_STATED EXERCISE_. Count every line that has the word "diagram". Give the number, without anything more.
>> START DATA RECORDS
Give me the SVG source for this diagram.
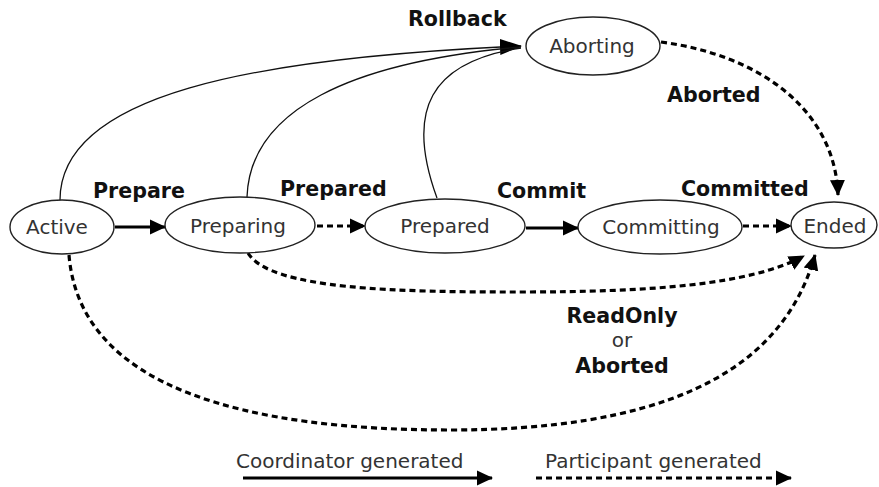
<svg xmlns="http://www.w3.org/2000/svg" width="879" height="487" viewBox="0 0 879 487">
<style>
.node ellipse{fill:#fff;stroke:#222;stroke-width:1.4}
.node text{font-family:"DejaVu Sans",Verdana,sans-serif;font-size:20px;fill:#333;text-anchor:middle}
.lbl{font-family:"DejaVu Sans",Verdana,sans-serif;font-size:20.6px;font-weight:bold;fill:#111}
.leg{font-family:"DejaVu Sans",Verdana,sans-serif;font-size:20px;fill:#333}
.thin{fill:none;stroke:#111;stroke-width:1.3}
.solid{fill:none;stroke:#000;stroke-width:3.2}
.dash{fill:none;stroke:#000;stroke-width:3.2;stroke-dasharray:6 4}
</style>
<defs>
<marker id="ah" markerUnits="userSpaceOnUse" markerWidth="16" markerHeight="16" viewBox="0 0 16 16" refX="15" refY="8" orient="auto">
<path d="M0,0.5 L16,8 L0,15.5 Z" fill="#000"/>
</marker>
<marker id="ahs" markerUnits="userSpaceOnUse" markerWidth="22" markerHeight="18" viewBox="0 0 22 18" refX="21" refY="9" orient="auto">
<path d="M0,1 L22,9 L0,17 Z" fill="#000"/>
</marker>
</defs>
<g id="connectors">
<path class="thin" d="M60,200 C60,95 250,58 521,46" marker-end="url(#ahs)"/>
<path class="thin" d="M247,197 C250,110 350,62 521,47"/>
<path class="thin" d="M437,198 C405,110 430,62 521,48"/>
<line class="solid" x1="115" y1="227" x2="165" y2="227" marker-end="url(#ah)"/>
<line class="dash" x1="317" y1="226" x2="365" y2="226" marker-end="url(#ah)"/>
<line class="solid" x1="526" y1="228" x2="578" y2="228" marker-end="url(#ah)"/>
<line class="dash" x1="743" y1="226" x2="791" y2="226" marker-end="url(#ah)"/>
<path class="dash" d="M661,42 C760,55 835,110 838,195" marker-end="url(#ah)"/>
<path class="dash" d="M248,253 C270,290 400,292 520,292 C650,292 750,285 804,256" marker-end="url(#ah)"/>
<path class="dash" d="M69,255 C80,390 250,430 450,430 C650,430 780,380 815,255" marker-end="url(#ah)"/>
<line class="solid" x1="243" y1="478" x2="492" y2="478" marker-end="url(#ah)"/>
<line class="dash" x1="536" y1="478" x2="791" y2="478" marker-end="url(#ah)"/>
</g>
<g id="n-active" class="node"><ellipse cx="62" cy="227" rx="52" ry="27"/><text x="57" y="234">Active</text></g>
<g id="n-preparing" class="node"><ellipse cx="240" cy="225" rx="75" ry="28"/><text x="238" y="233">Preparing</text></g>
<g id="n-prepared" class="node"><ellipse cx="445" cy="226" rx="80" ry="27"/><text x="445" y="233">Prepared</text></g>
<g id="n-committing" class="node"><ellipse cx="660" cy="227" rx="82" ry="27"/><text x="661" y="234">Committing</text></g>
<g id="n-ended" class="node"><ellipse cx="834" cy="225" rx="43" ry="23"/><text x="835" y="233">Ended</text></g>
<g id="n-aborting" class="node"><ellipse cx="593" cy="46" rx="67" ry="29"/><text x="592" y="53">Aborting</text></g>
<g id="labels">
<text class="lbl" x="408" y="26">Rollback</text>
<text class="lbl" x="93" y="198">Prepare</text>
<text class="lbl" x="280" y="196">Prepared</text>
<text class="lbl" x="497" y="198">Commit</text>
<text class="lbl" x="681" y="196">Committed</text>
<text class="lbl" x="667" y="102">Aborted</text>
<text class="lbl" x="622" y="323" text-anchor="middle">ReadOnly</text>
<text class="leg" x="622" y="347" text-anchor="middle">or</text>
<text class="lbl" x="622" y="373" text-anchor="middle">Aborted</text>
<text class="leg" x="236" y="468">Coordinator generated</text>
<text class="leg" x="545" y="468">Participant generated</text>
</g>
</svg>
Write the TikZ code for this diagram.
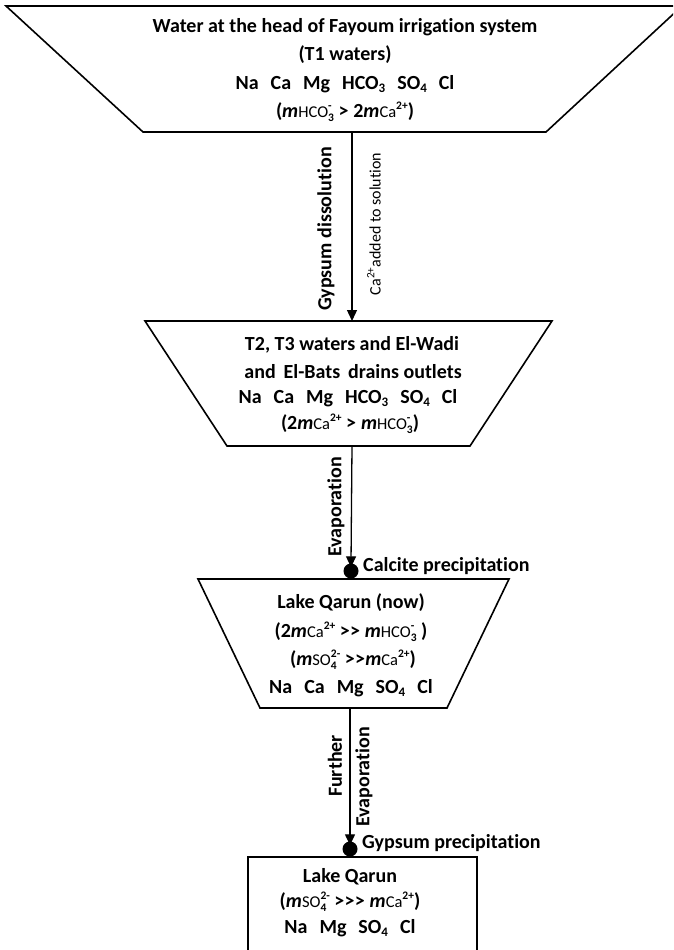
\documentclass[tikz,border=0pt]{standalone}
\usepackage{fontspec}
\setmainfont{Carlito}[Ligatures={NoCommon}]
\usetikzlibrary{arrows.meta}
\newsavebox\subbox
\newsavebox\supbox
\newcommand{\ssz}{\fontsize{11.5}{12}\selectfont}
\newcommand{\subsup}[2]{\sbox\subbox{\ssz #1}\sbox\supbox{\ssz #2}%
  \ifdim\wd\subbox>\wd\supbox\rlap{\raisebox{0.85ex}{\usebox\supbox}}\raisebox{-0.4ex}{\usebox\subbox}%
  \else\rlap{\raisebox{-0.4ex}{\usebox\subbox}}\raisebox{0.85ex}{\usebox\supbox}\fi}
\newcommand{\mi}{\textit{m}}
\newcommand{\rg}[1]{\textmd{\fontsize{16.5}{17}\selectfont #1}}
\newcommand{\ionsub}[1]{\raisebox{-0.35ex}{\fontsize{13}{13}\selectfont #1}}
\newcommand{\sep}{\hspace{0.6em}}
\newcommand{\gtr}{\mbox{\char`>}\kern0.3pt}
\begin{document}
\begin{tikzpicture}[x=1pt,y=-1pt,
  shapeline/.style={line width=1.6pt, line join=miter},
  txt/.style={font=\bfseries\fontsize{20}{24}\selectfont, inner sep=0pt, anchor=center},
  lbl/.style={font=\bfseries\fontsize{20}{24}\selectfont, inner sep=0pt},
  small/.style={font=\fontsize{16}{18}\selectfont, inner sep=0pt},
  flow/.style={-{Triangle[width=10pt,length=11pt]}, line width=1.3pt},
  dot/.style={circle, fill=black, inner sep=0pt, minimum size=15pt}]
\useasboundingbox (0,0) rectangle (673,950);
\clip (0,0) rectangle (673,950);

% shapes
\draw[shapeline] (6,6) -- (143,132) -- (546,132) -- (682,6) -- cycle;
\draw[shapeline] (145,321) -- (227,446) -- (470,446) -- (552,321) -- cycle;
\draw[shapeline] (198,579) -- (260,708) -- (447,708) -- (509,579) -- cycle;
\draw[shapeline] (248,970) -- (248,857) -- (477,857) -- (477,970);

\coordinate (t1b) at (352,132);
\coordinate (t2t) at (352,321);
\coordinate (t2b) at (352,446);
\coordinate (t3b) at (350,708);

% texts box 1
\node[txt] (a1) at (345,27) {Water at the head of Fayoum irrigation system};
\node[txt] (a2) at (345,55) {(T1 waters)};
\node[txt] (a3) at (345,84) {Na\sep Ca\sep Mg\sep HCO\ionsub{3}\sep SO\ionsub{4}\sep Cl};
\node[txt] (a4) at (345,112) {(\mi\rg{HCO}\subsup{3}{-} \gtr{} 2\mi\rg{Ca}\subsup{}{2+})};

% box 2
\node[txt] (b1) at (352,345) {T2, T3 waters and El-Wadi};
\node[txt] (b2) at (353,372) {and\, El-Bats\, drains outlets};
\node[txt] (b3) at (348,398) {Na\sep Ca\sep Mg\sep HCO\ionsub{3}\sep SO\ionsub{4}\sep Cl};
\node[txt] (b4) at (350,424) {(2\mi\rg{Ca}\subsup{}{2+} \gtr{} \mi\rg{HCO}\subsup{3}{-})};

% box 3
\node[txt] (c1) at (351,603) {Lake Qarun (now)};
\node[txt] (c2) at (351,632) {(2\mi\rg{Ca}\subsup{}{2+} \gtr\gtr{} \mi\rg{HCO}\subsup{3}{-} )};
\node[txt] (c3) at (353,660) {(\mi\rg{SO}\subsup{4}{2-} \gtr\gtr\mi\rg{Ca}\subsup{}{2+})};
\node[txt] (c4) at (351,688) {Na\sep Ca\sep Mg\sep SO\ionsub{4}\sep Cl};

% box 4
\node[txt] (e1) at (350,877) {Lake Qarun};
\node[txt] (e2) at (350,902) {(\mi\rg{SO}\subsup{4}{2-} \gtr\gtr\gtr{} \mi\rg{Ca}\subsup{}{2+})};
\node[txt] (e3) at (350,928) {Na\sep Mg\sep SO\ionsub{4}\sep Cl};

% dots
\node[dot] (d1) at (351,571) {};
\node[dot] (d2) at (350,849) {};

% arrows
\draw[flow] (t1b) -- (t2t);
\draw[flow, shorten >=-4pt] (t2b) -- (d1.north);
\draw[flow, shorten >=-4pt] (t3b) -- (d2.north);

% arrow labels
\node[lbl, rotate=90] (l1) at (326,229) {Gypsum dissolution};
\node[small, rotate=90] (l2) at (374,224) {Ca\textsuperscript{2+}added to solution};
\node[lbl, rotate=90] (l3) at (336,507) {Evaporation};
\node[lbl, anchor=west] (l4) at (363,566) {Calcite precipitation};
\node[lbl, rotate=90] (l5) at (335,766) {Further};
\node[lbl, rotate=90] (l6) at (364,777) {Evaporation};
\node[lbl, anchor=west] (l7) at (362,843) {Gypsum precipitation};
\end{tikzpicture}
\end{document}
>> END DATA RECORDS
_FULL OUTPUT_. 2